Monday 28 June 2021, 10:38am







Homeless people are to be given free e-cigarette starter packs as part of a trial designed to help them quit smoking.

The study will be conducted in 32 centres for the homeless across five regions in the UK – Scotland, Wales, London, the South East and the East of England.

E-cigarette starter kits, which usually cost around £25, will be given for free to people at half of the participating centres.

People at the other centres will be allocated to a care group.

The full £1.7 million research trial will include 480 participants, with 240 in each group and 15 from each centre.

A woman walks past tents of the homeless in Victoria, London
Prof Caitlin Notley, from the University of East Anglia’s Norwich Medical School, said: “We know that around 70% of people who are homeless smoke tobacco – this is far higher than the UK average of 14.1%.

“We also know that e-cigarettes are the most popular method of quitting smoking, with some studies suggesting they are more helpful aids than nicotine gum or patches and much less harmful than smoking tobacco.

“Electronic cigarettes mimic the experience of cigarette smoking because they are hand-held and generate a smoke-like vapour when used.

“They can be an attractive option for helping people switch from smoking, even if they have tried and failed in the past.”

The research project is led by London South Bank University (LSBU) and UCL in collaboration with UEA, Kings College London, Queen Mary University of London, the University of York, Cardiff University, the University of Stirling and the University of Edinburgh.

It has been funded by the National Institute for Health Research (NIHR).

Professor Lynne Dawkins from LSBU said: “In our earlier, smaller research trial, we found that e-cigarette starter kits worked well for participants.

“Staff at homeless centres were able to support the study and we collected the data we needed to conduct a full trial.

“This grant award from the National Institute for Health Research will fund a much-needed larger trial, looking at whether supplying e-cigarettes to smokers attending homeless centres could help them to quit – and whether it offers them value for money.

“This is the first study of its kind in the world to look at trialling this method.

“If we find that providing free e-cigarette starter kits helps people to quit, homeless centres could decide to adopt this approach in future, to help reduce the impact of smoking-related diseases on the homeless.”

Reactions: Like 1


----------



## DavyH (29/6/21)

fbb1964 said:


> https://www.itv.com/news/london/202...-given-free-e-cigarettes-as-part-of-new-trial
> 
> *Homeless people to be given free e-cigarettes as part of new trial | ITV News*
> 
> ...



Laudable, but housing or institutionalising might be a more pressing concern. @Timwis, your thoughts on this?

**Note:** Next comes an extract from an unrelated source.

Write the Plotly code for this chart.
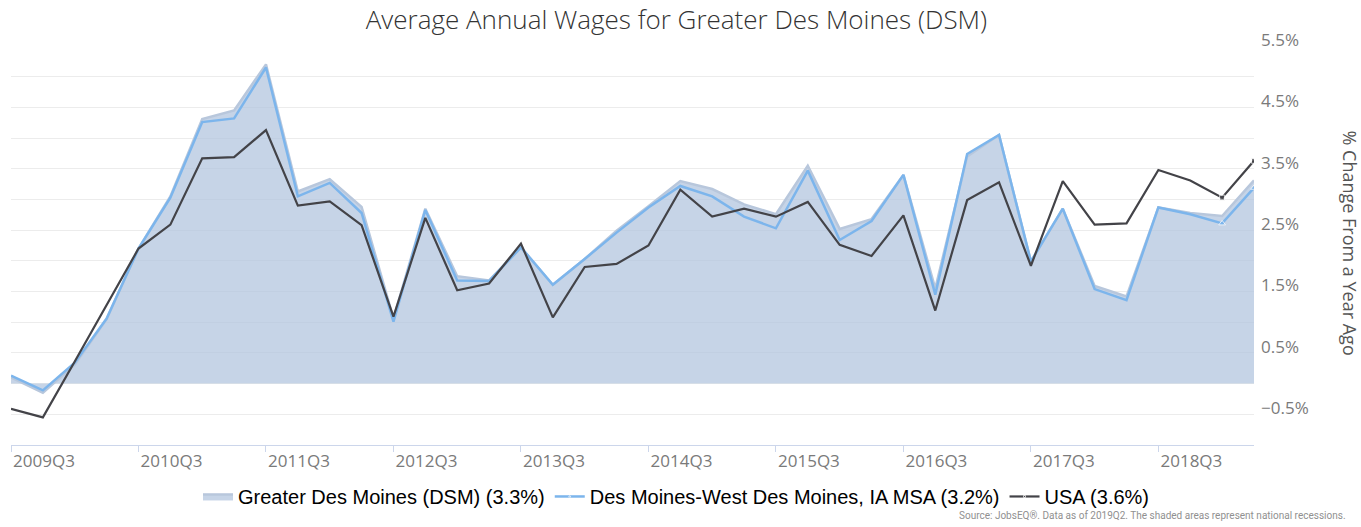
import plotly.graph_objects as go

quarters = [
    "2009Q3", "2009Q4", "2010Q1", "2010Q2", "2010Q3", "2010Q4", "2011Q1", "2011Q2",
    "2011Q3", "2011Q4", "2012Q1", "2012Q2", "2012Q3", "2012Q4", "2013Q1", "2013Q2",
    "2013Q3", "2013Q4", "2014Q1", "2014Q2", "2014Q3", "2014Q4", "2015Q1", "2015Q2",
    "2015Q3", "2015Q4", "2016Q1", "2016Q2", "2016Q3", "2016Q4", "2017Q1", "2017Q2",
    "2017Q3", "2017Q4", "2018Q1", "2018Q2", "2018Q3", "2018Q4", "2019Q1", "2019Q2",
]

dsm = [0.10, -0.15, 0.31, 1.05, 2.20, 3.05, 4.31, 4.45, 5.20, 3.13,
       3.33, 2.88, 1.06, 2.85, 1.75, 1.68, 2.22, 1.61, 2.03, 2.49,
       2.89, 3.30, 3.17, 2.92, 2.76, 3.55, 2.52, 2.68, 3.40, 1.55,
       3.70, 4.05, 1.99, 2.85, 1.59, 1.42, 2.87, 2.78, 2.73, 3.31]

msa = [0.13, -0.11, 0.34, 1.06, 2.20, 3.03, 4.26, 4.32, 5.15, 3.05,
       3.27, 2.78, 1.01, 2.83, 1.68, 1.67, 2.22, 1.61, 2.03, 2.46,
       2.87, 3.22, 3.05, 2.72, 2.53, 3.47, 2.34, 2.65, 3.40, 1.45,
       3.74, 4.05, 1.99, 2.85, 1.54, 1.36, 2.87, 2.76, 2.61, 3.19]

usa = [-0.41, -0.55, 0.36, 1.28, 2.20, 2.59, 3.67, 3.69, 4.13, 2.90,
       2.97, 2.58, 1.09, 2.70, 1.52, 1.63, 2.28, 1.08, 1.90, 1.95,
       2.25, 3.16, 2.72, 2.85, 2.72, 2.96, 2.26, 2.08, 2.74, 1.19,
       2.99, 3.28, 1.92, 3.30, 2.59, 2.61, 3.48, 3.31, 3.03, 3.63]

series_names = [
    "Greater Des Moines (DSM) (3.3%)",
    "Des Moines-West Des Moines, IA MSA (3.2%)",
    "USA (3.6%)",
]

x_tick_labels = ["2009Q3", "2010Q3", "2011Q3", "2012Q3", "2013Q3",
                 "2014Q3", "2015Q3", "2016Q3", "2017Q3", "2018Q3"]

y_tick_vals = [-1.0, -0.5, 0.0, 0.5, 1.0, 1.5, 2.0, 2.5, 3.0, 3.5, 4.0, 4.5, 5.0, 5.5]
y_tick_text = ["", "\u22120.5%", "", "0.5%", "", "1.5%", "", "2.5%", "", "3.5%", "", "4.5%", "", "5.5%"]

title_text = "Average Annual Wages for Greater Des Moines (DSM)"
y_title = "% Change From a Year Ago"
source_text = "Source: JobsEQ\u00ae. Data as of 2019Q2. The shaded areas represent national recessions."

n = len(quarters)
end_markers = [0] * (n - 2) + [6, 6]

fig = go.Figure()
fig.add_trace(go.Scatter(
    x=quarters, y=dsm, name=series_names[0], mode="lines",
    fill="tozeroy", fillcolor="rgba(176,196,222,0.72)",
    line=dict(color="#b8c7dc", width=2.5),
))
fig.add_trace(go.Scatter(
    x=quarters, y=msa, name=series_names[1], mode="lines+markers",
    line=dict(color="#7cb5ec", width=2.5),
    marker=dict(size=end_markers, symbol="triangle-up", color="#7cb5ec"),
))
fig.add_trace(go.Scatter(
    x=quarters, y=usa, name=series_names[2], mode="lines+markers",
    line=dict(color="#434348", width=2.2),
    marker=dict(size=[s - 1 if s else 0 for s in end_markers], symbol="square", color="#434348"),
))

fig.update_layout(
    width=1361, height=527,
    margin=dict(l=11, r=107, t=46, b=79),
    paper_bgcolor="white", plot_bgcolor="white",
    title=dict(text=title_text, x=0.497, xanchor="center", y=1 - 20 / 527, yanchor="middle",
               font=dict(family="Open Sans", size=26, color="#333333", weight=300)),
    showlegend=True,
    legend=dict(orientation="h", x=0.535, xanchor="center", y=-0.129, yanchor="middle",
                font=dict(family="Liberation Sans, Arial", size=20, color="#000000"),
                itemwidth=30, bgcolor="rgba(0,0,0,0)"),
    hovermode=False,
)

fig.update_xaxes(
    type="category", range=[0, n - 1], automargin=False,
    tickmode="array", tickvals=x_tick_labels, ticktext=x_tick_labels,
    ticks="outside", ticklen=6, tickcolor="#ccd6eb",
    showline=True, linecolor="#ccd6eb", linewidth=1,
    showgrid=False, zeroline=False,
    ticklabelshift=33, ticklabelstandoff=-5,
    tickfont=dict(family="Open Sans", size=17, color="#7a7a7a"),
)

fig.update_yaxes(
    side="right", range=[-1.0, 5.5], automargin=False,
    tickmode="array", tickvals=y_tick_vals, ticktext=y_tick_text,
    showgrid=True, gridcolor="#ececec", gridwidth=1,
    zeroline=False, showline=False, ticks="",
    ticklabelshift=-6, ticklabelstandoff=6,
    tickfont=dict(family="Open Sans", size=17, color="#7a7a7a"),
)

fig.add_annotation(
    text=y_title, xref="paper", yref="paper", x=(1350 - 11) / 1243, y=0.505,
    xanchor="center", yanchor="middle", textangle=90, showarrow=False,
    font=dict(family="Open Sans", size=18, color="#555555"),
)
fig.add_annotation(
    text=source_text, xref="paper", yref="paper", x=(1348 - 11) / 1243, y=-0.177,
    xanchor="right", yanchor="middle", showarrow=False,
    font=dict(family="Roboto", size=10, color="#909090"),
)

fig.write_html("out.html", config={"displayModeBar": False},
               post_script="document.body.style.margin='0';document.body.style.overflow='hidden';")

Reactions: Like 1 | Agree 1 | Winner 1


----------



## Timwis (29/6/21)

Are these homeless centres also going to start opening 24/7 and install multiple extra power sockets if not how are they supposed to keep them charged? As a vaper i want as many people as possible to quit smoking but can you really see a homeless person begging for money then spending it on e-liquid rather than booze and drugs, remember they only need papers to smoke as they just pick up other peoples stubs and recycle any left over tobacco!

Maybe get the priorities right and help them to get housed and get them any help they might need with alcohol or/and drug addiction, then move on to free e-cigarette starter kits!

Reactions: Like 1 | Winner 2


----------



## Timwis (29/6/21)

DavyH said:


> Laudable, but housing or institutionalising might be a more pressing concern. @Timwis, your thoughts on this?


Great minds thinks alike i was typing exactly what you where thinking at the same time, spooky!

Reactions: Like 1 | Winner 1 | Funny 1


----------